I think it save to assume that the motor in question is connected to 460 Vac system @ 60 Cycles guaging by the full load current of 45 Amps. Power factor on a 30 kW induction motor should run in the region of 0.89 lagging. The connecting of a VSD should offer local power factor correction at the motor terminals by virtue of the DC Bus capacitors resulting in a figure closer to unity of 0.96 lagging.

If we consider the Power, voltage, current and power factor relationship calculation in a 3 Phase system, it is easy to determine that there will be an improvement in the load current.

Power (Watts) = 1.72 x Volts x Current x Power Factor

Note: When applying this calculation it is important to take the motor efficiency into consideration as name plate data represents the mechanical kW at the motor shaft. An efficiency 2 motor should be in the region of 92 % efficient which means that taking all losses into consideration, the motor will consume 32.6 kW of electrical power to produce 30 kW mechanical.

If I am correct in assuming that you are using a 460 Vac system at 60 Hz, you have indicated a reduction in motor speed by reducing the Frequency to 50 Hz.

Shaft speed can be determined by the following calc: Speed in Rpm = Hz x 60 Sec / Pole pairs - Slip. Although you haven't mentioned the speed of the motor lets assume a 4 Pole motor.

The speed @ 50 Hz in Rpm = 50 x 60 / 2 - Slip of 3 % (varies according to design and load conditions.)

Rpm = 3000 / 2 - slip

Rpm = 1500 - slip @ 3%

Rpm = 1500 x 0.97

Rpm = 1455 Rpm

This reduction in speed can definitely have a positive effect on the load current depending on the application. If the application follows square or cube laws for power loading, such as certain pump and fan applications you will notice a distinct reduction in load amperage.

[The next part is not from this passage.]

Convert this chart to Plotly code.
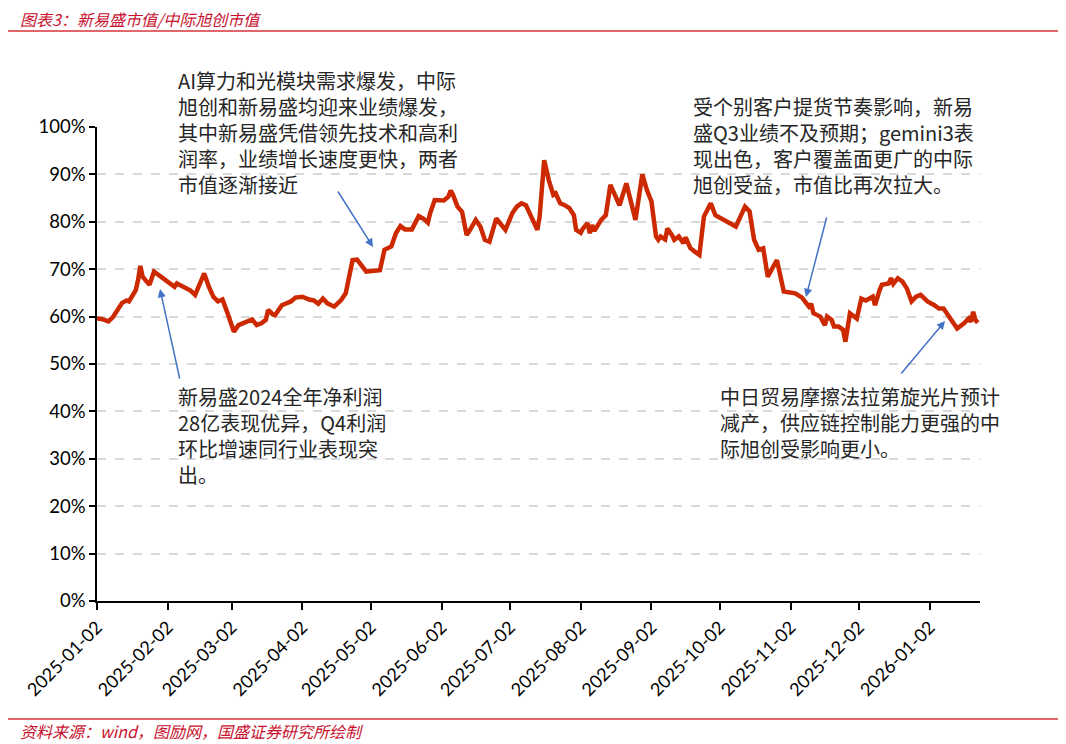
import plotly.graph_objects as go

# ---------------- data ----------------
dates = [
    "2025-01-02", "2025-01-04", "2025-01-07", "2025-01-09", "2025-01-13", "2025-01-15", "2025-01-16",
    "2025-01-19", "2025-01-20", "2025-01-21", "2025-01-22", "2025-01-25", "2025-01-27", "2025-01-30",
    "2025-02-02", "2025-02-05", "2025-02-06", "2025-02-09", "2025-02-12", "2025-02-14", "2025-02-16",
    "2025-02-18", "2025-02-20", "2025-02-22", "2025-02-24", "2025-02-26", "2025-02-28",
    "2025-03-02", "2025-03-03", "2025-03-05", "2025-03-07", "2025-03-11", "2025-03-13", "2025-03-15",
    "2025-03-17", "2025-03-18", "2025-03-20", "2025-03-21", "2025-03-24", "2025-03-26", "2025-03-28",
    "2025-03-30",
    "2025-04-02", "2025-04-05", "2025-04-07", "2025-04-09", "2025-04-11", "2025-04-13", "2025-04-16",
    "2025-04-19", "2025-04-21", "2025-04-24", "2025-04-26", "2025-04-30",
    "2025-05-06", "2025-05-08", "2025-05-11", "2025-05-13", "2025-05-15", "2025-05-17", "2025-05-20",
    "2025-05-23", "2025-05-25", "2025-05-27", "2025-05-28", "2025-05-30",
    "2025-06-01", "2025-06-03", "2025-06-05", "2025-06-06", "2025-06-07", "2025-06-09", "2025-06-11",
    "2025-06-13", "2025-06-14", "2025-06-17", "2025-06-19", "2025-06-21", "2025-06-23", "2025-06-26",
    "2025-06-30",
    "2025-07-03", "2025-07-05", "2025-07-07", "2025-07-09", "2025-07-11", "2025-07-14", "2025-07-15",
    "2025-07-17", "2025-07-19", "2025-07-21", "2025-07-22", "2025-07-24", "2025-07-26", "2025-07-28",
    "2025-07-30", "2025-07-31",
    "2025-08-02", "2025-08-03", "2025-08-05", "2025-08-06", "2025-08-07", "2025-08-08", "2025-08-11",
    "2025-08-13", "2025-08-15", "2025-08-17", "2025-08-19", "2025-08-22", "2025-08-24", "2025-08-26",
    "2025-08-29", "2025-08-31",
    "2025-09-02", "2025-09-04", "2025-09-05", "2025-09-06", "2025-09-08", "2025-09-09", "2025-09-11",
    "2025-09-12", "2025-09-14", "2025-09-16", "2025-09-17", "2025-09-19", "2025-09-21", "2025-09-23",
    "2025-09-25", "2025-09-28", "2025-09-30",
    "2025-10-04", "2025-10-09", "2025-10-13", "2025-10-15", "2025-10-17", "2025-10-19", "2025-10-21",
    "2025-10-23", "2025-10-25", "2025-10-27", "2025-10-30",
    "2025-11-01", "2025-11-04", "2025-11-07", "2025-11-10", "2025-11-11", "2025-11-12", "2025-11-15",
    "2025-11-17", "2025-11-18", "2025-11-20", "2025-11-21", "2025-11-23", "2025-11-25", "2025-11-26",
    "2025-11-28",
    "2025-12-01", "2025-12-03", "2025-12-05", "2025-12-08", "2025-12-09", "2025-12-11", "2025-12-12",
    "2025-12-15", "2025-12-16", "2025-12-17", "2025-12-19", "2025-12-21", "2025-12-23", "2025-12-25",
    "2025-12-27", "2025-12-29",
    "2026-01-01", "2026-01-04", "2026-01-06", "2026-01-08", "2026-01-11", "2026-01-14", "2026-01-17",
    "2026-01-19", "2026-01-20", "2026-01-21", "2026-01-22", "2026-01-23",
]

ratio_pct = [
    59.6, 59.5, 59.0, 59.9, 62.9, 63.4, 63.2,
    65.6, 67.7, 70.7, 68.4, 66.7, 69.5, 68.4,
    67.4, 66.3, 67.0, 66.3, 65.5, 64.6, 67.0,
    69.1, 66.3, 64.2, 63.2, 63.6, 61.0,
    57.9, 56.8, 58.2, 58.6, 59.4, 58.2, 58.6,
    59.3, 61.4, 60.5, 60.3, 62.4, 62.8, 63.2,
    64.0,
    64.2, 63.6, 63.4, 62.7, 63.8, 62.8, 62.1,
    63.5, 64.9, 71.9, 72.0, 69.5,
    69.8, 74.1, 74.8, 77.6, 79.1, 78.4, 78.4,
    81.2, 80.7, 79.8, 81.8, 84.6,
    84.6, 84.5, 85.3, 86.6, 85.7, 83.2, 82.1,
    77.2, 77.9, 80.4, 79.0, 76.2, 75.8, 80.7,
    78.3,
    81.8, 83.2, 83.9, 83.5, 81.4, 78.3, 81.1,
    93.0, 88.8, 85.7, 86.0, 83.9, 83.5, 82.9,
    81.4, 78.3,
    77.7, 78.6, 79.7, 77.6, 79.3, 78.1, 80.4,
    81.4, 87.8, 85.7, 83.5, 88.1, 83.9, 80.4,
    90.0, 86.7,
    84.3, 76.9, 76.2, 76.9, 76.3, 78.6, 77.2,
    76.2, 76.9, 75.5, 76.7, 74.5, 73.7, 73.0,
    81.1, 83.9, 81.4,
    80.4, 79.0, 83.2, 82.2, 76.2, 74.1, 74.4,
    68.4, 70.2, 71.9, 65.3,
    65.1, 64.9, 64.0, 62.1, 62.7, 60.7, 60.0,
    58.2, 60.0, 59.3, 57.9, 57.9, 57.2, 54.7,
    60.7,
    59.6, 63.8, 63.4, 64.2, 62.4, 65.6, 66.7,
    67.0, 68.1, 66.9, 68.1, 67.4, 65.9, 63.2,
    64.2, 64.6,
    63.2, 62.4, 61.7, 61.7, 59.6, 57.5, 58.6,
    59.6, 58.9, 61.0, 59.3, 58.7,
]

tick_dates = [
    "2025-01-02", "2025-02-02", "2025-03-02", "2025-04-02", "2025-05-02", "2025-06-02", "2025-07-02",
    "2025-08-02", "2025-09-02", "2025-10-02", "2025-11-02", "2025-12-02", "2026-01-02",
]
tick_labels = list(tick_dates)

y_ticks = [0, 10, 20, 30, 40, 50, 60, 70, 80, 90, 100]
y_tick_labels = ["0%", "10%", "20%", "30%", "40%", "50%", "60%", "70%", "80%", "90%", "100%"]

title_text = "图表3：新易盛市值/中际旭创市值"
source_text = "资料来源：wind，图励网，国盛证券研究所绘制"

note_top_left = [
    "AI算力和光模块需求爆发，中际",
    "旭创和新易盛均迎来业绩爆发，",
    "其中新易盛凭借领先技术和高利",
    "润率，业绩增长速度更快，两者",
    "市值逐渐接近",
]
note_top_right = [
    "受个别客户提货节奏影响，新易",
    "盛Q3业绩不及预期；gemini3表",
    "现出色，客户覆盖面更广的中际",
    "旭创受益，市值比再次拉大。",
]
note_bottom_left = [
    "新易盛2024全年净利润",
    "28亿表现优异，Q4利润",
    "环比增速同行业表现突",
    "出。",
]
note_bottom_right = [
    "中日贸易摩擦法拉第旋光片预计",
    "减产，供应链控制能力更强的中",
    "际旭创受影响更小。",
]

# ---------------- layout geometry (page pixels; page body has an 8px margin) ----------------
PAGE_W, PAGE_H = 1066, 744
OFF = 8
W, H = PAGE_W - OFF, PAGE_H - OFF
PLOT_L, PLOT_R, PLOT_T, PLOT_B = 97, 980, 127, 601   # page coords of plot area
L, R, T, B = PLOT_L - OFF, PAGE_W - PLOT_R, PLOT_T - OFF, PAGE_H - PLOT_B
PW, PH = PLOT_R - PLOT_L, PLOT_B - PLOT_T


def px(x):
    return (x - PLOT_L) / PW


def py(y):
    return (PLOT_B - y) / PH


RED_TXT = "#C8102E"
RED_LINE = "#D8343C"
ARROW = "#4472C4"
TXT = "#262626"
CJK = "Noto Sans CJK SC"

fig = go.Figure()
fig.add_trace(go.Scatter(
    x=dates, y=ratio_pct, mode="lines",
    line=dict(color="#CC2900", width=4.5),
    hoverinfo="skip", showlegend=False,
))

annotations = []


def add_block(lines, x0, y_center):
    annotations.append(dict(
        xref="paper", yref="paper", x=px(x0), y=py(y_center),
        xanchor="left", yanchor="middle", align="left", showarrow=False,
        text="<br>".join(lines),
        font=dict(family=CJK, size=20, color=TXT),
    ))


add_block(note_top_left, 176, 133)
add_block(note_top_right, 691, 146)
add_block(note_bottom_left, 176, 435)
add_block(note_bottom_right, 718, 423)


def add_arrow(tail, tip):
    annotations.append(dict(
        xref="paper", yref="paper", x=px(tip[0]), y=py(tip[1]),
        axref="pixel", ayref="pixel", ax=tail[0] - tip[0], ay=tail[1] - tip[1],
        showarrow=True, text="", arrowhead=2, arrowsize=1.1, arrowwidth=1.5,
        arrowcolor=ARROW, standoff=0,
    ))


add_arrow((337, 190), (373, 247))
add_arrow((180, 380), (160, 289))
add_arrow((827, 216), (806, 297))
add_arrow((900, 375), (945, 321))

annotations.append(dict(
    xref="paper", yref="paper", x=px(18), y=py(19), xanchor="left", yanchor="middle",
    showarrow=False, text="<i>" + title_text + "</i>",
    font=dict(family=CJK, size=16, color=RED_TXT),
))
annotations.append(dict(
    xref="paper", yref="paper", x=px(18), y=py(731), xanchor="left", yanchor="middle",
    showarrow=False, text="<i>" + source_text + "</i>",
    font=dict(family=CJK, size=16, color=RED_TXT),
))

shapes = [
    dict(type="line", xref="paper", yref="paper", x0=px(8), x1=px(1061), y0=py(31), y1=py(31),
         line=dict(color=RED_LINE, width=1.5)),
    dict(type="line", xref="paper", yref="paper", x0=px(8), x1=px(1061), y0=py(719), y1=py(719),
         line=dict(color=RED_LINE, width=1.5)),
]

fig.update_layout(
    width=W, height=H,
    margin=dict(l=L, r=R, t=T, b=B, autoexpand=False),
    paper_bgcolor="white", plot_bgcolor="white",
    showlegend=False,
    annotations=annotations, shapes=shapes,
    xaxis=dict(
        type="date", range=["2025-01-02", "2026-01-24"],
        tickmode="array", tickvals=tick_dates, ticktext=tick_labels,
        tickangle=-45, tickfont=dict(family="Lato", size=18, color="black"),
        showline=True, linecolor="black", linewidth=1.5,
        ticks="outside", ticklen=7, tickwidth=1.5, tickcolor="black",
        showgrid=False, zeroline=False, automargin=False,
    ),
    yaxis=dict(
        range=[0, 100], tickmode="array", tickvals=y_ticks, ticktext=y_tick_labels,
        tickfont=dict(family="Lato", size=18.5, color="black"),
        showline=True, linecolor="black", linewidth=1.5,
        ticks="outside", ticklen=6, tickwidth=1.5, tickcolor="black",
        showgrid=True, gridcolor="#D9D9D9", gridwidth=1.5, griddash="dash",
        zeroline=False, automargin=False,
    ),
)

fig.write_html("out.html")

In selecting VSD's it is important to know the load characteristics of the application. As drives can be split into two catagories, constant torque and variable torque. Vector type control been ideal for Constant torque applications and V/F control for variable torque applications such as pumps and fans.

Which current for VFD do you mean? Motor or supply current? If motor current, VFD and mains will be similar if your supply is similar to motor rating and tolerance.

If supply current we need more information to estimate -

Does VFD have any AC or DC reactor (Choke)?

What is the supply condition and level? What is the motor nameplate data re voltage and FLC and also cos phi?

This will help in trying to make an estimate.